(Excerpted records)
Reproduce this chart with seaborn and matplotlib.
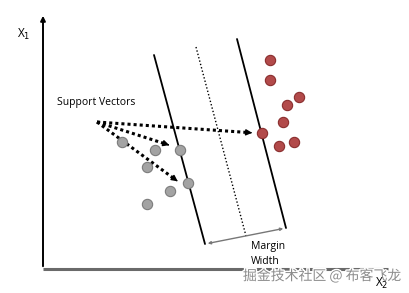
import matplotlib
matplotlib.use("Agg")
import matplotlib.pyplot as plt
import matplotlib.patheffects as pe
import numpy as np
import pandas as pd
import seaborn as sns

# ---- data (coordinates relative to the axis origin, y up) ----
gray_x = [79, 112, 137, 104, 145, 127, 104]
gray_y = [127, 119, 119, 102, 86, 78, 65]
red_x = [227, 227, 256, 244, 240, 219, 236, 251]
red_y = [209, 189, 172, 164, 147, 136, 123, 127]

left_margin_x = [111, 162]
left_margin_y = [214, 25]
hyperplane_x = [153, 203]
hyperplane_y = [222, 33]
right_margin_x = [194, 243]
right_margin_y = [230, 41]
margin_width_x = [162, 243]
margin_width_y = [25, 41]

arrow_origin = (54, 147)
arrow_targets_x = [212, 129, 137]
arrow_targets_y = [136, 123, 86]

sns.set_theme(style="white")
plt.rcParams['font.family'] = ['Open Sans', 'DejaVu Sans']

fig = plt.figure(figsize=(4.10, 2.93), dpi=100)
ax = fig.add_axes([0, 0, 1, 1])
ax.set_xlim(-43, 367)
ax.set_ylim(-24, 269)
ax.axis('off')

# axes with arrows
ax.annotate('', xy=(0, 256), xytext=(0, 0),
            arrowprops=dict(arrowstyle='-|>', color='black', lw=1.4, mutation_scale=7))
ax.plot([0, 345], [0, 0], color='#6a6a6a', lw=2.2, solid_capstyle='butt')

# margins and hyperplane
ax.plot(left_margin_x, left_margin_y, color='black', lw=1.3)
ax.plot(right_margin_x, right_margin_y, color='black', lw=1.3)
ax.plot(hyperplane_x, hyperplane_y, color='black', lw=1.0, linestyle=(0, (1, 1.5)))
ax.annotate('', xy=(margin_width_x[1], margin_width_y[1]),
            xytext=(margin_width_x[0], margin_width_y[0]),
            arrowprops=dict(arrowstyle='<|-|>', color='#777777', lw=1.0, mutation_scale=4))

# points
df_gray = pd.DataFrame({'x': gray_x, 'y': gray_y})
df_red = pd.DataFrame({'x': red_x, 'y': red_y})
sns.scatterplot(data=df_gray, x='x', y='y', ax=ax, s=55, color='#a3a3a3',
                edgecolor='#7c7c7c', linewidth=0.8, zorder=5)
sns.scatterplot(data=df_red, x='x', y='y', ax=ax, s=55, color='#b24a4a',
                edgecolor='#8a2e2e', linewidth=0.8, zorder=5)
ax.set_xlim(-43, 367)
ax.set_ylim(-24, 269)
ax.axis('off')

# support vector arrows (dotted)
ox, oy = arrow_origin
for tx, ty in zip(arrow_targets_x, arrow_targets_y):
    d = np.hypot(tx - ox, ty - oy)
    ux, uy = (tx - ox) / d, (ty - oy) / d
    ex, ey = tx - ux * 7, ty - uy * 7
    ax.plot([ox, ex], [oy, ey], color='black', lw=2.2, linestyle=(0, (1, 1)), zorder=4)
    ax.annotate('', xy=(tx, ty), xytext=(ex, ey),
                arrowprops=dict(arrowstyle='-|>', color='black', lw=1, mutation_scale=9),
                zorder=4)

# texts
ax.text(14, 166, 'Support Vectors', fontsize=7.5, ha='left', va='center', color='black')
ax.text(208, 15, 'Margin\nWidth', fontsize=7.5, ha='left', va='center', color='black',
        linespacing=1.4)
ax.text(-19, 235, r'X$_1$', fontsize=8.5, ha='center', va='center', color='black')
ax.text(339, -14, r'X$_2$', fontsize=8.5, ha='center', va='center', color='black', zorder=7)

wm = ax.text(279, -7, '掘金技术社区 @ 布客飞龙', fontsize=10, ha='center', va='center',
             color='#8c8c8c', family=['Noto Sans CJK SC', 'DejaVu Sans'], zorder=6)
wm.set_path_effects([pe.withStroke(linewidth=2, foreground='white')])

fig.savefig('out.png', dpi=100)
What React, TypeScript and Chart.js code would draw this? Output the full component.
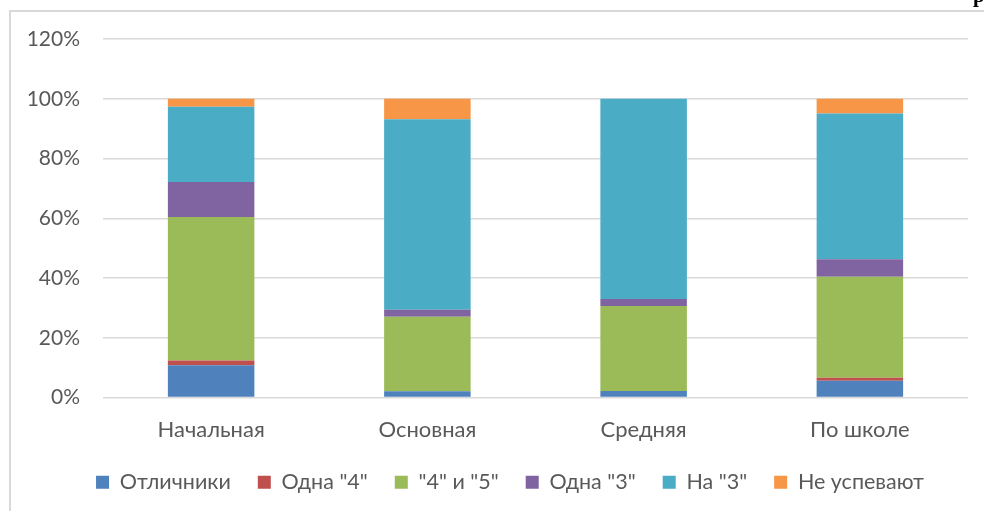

(Instruction) Quote only what lies between the first line of the records and the line containing "color='#6a6a6a', lw=2.2, solid_capstyle='butt')", please, including both lines and excluding images.

(Written solution)
Reproduce this chart with seaborn and matplotlib.
import matplotlib
matplotlib.use("Agg")
import matplotlib.pyplot as plt
import matplotlib.patheffects as pe
import numpy as np
import pandas as pd
import seaborn as sns

# ---- data (coordinates relative to the axis origin, y up) ----
gray_x = [79, 112, 137, 104, 145, 127, 104]
gray_y = [127, 119, 119, 102, 86, 78, 65]
red_x = [227, 227, 256, 244, 240, 219, 236, 251]
red_y = [209, 189, 172, 164, 147, 136, 123, 127]

left_margin_x = [111, 162]
left_margin_y = [214, 25]
hyperplane_x = [153, 203]
hyperplane_y = [222, 33]
right_margin_x = [194, 243]
right_margin_y = [230, 41]
margin_width_x = [162, 243]
margin_width_y = [25, 41]

arrow_origin = (54, 147)
arrow_targets_x = [212, 129, 137]
arrow_targets_y = [136, 123, 86]

sns.set_theme(style="white")
plt.rcParams['font.family'] = ['Open Sans', 'DejaVu Sans']

fig = plt.figure(figsize=(4.10, 2.93), dpi=100)
ax = fig.add_axes([0, 0, 1, 1])
ax.set_xlim(-43, 367)
ax.set_ylim(-24, 269)
ax.axis('off')

# axes with arrows
ax.annotate('', xy=(0, 256), xytext=(0, 0),
            arrowprops=dict(arrowstyle='-|>', color='black', lw=1.4, mutation_scale=7))
ax.plot([0, 345], [0, 0], color='#6a6a6a', lw=2.2, solid_capstyle='butt')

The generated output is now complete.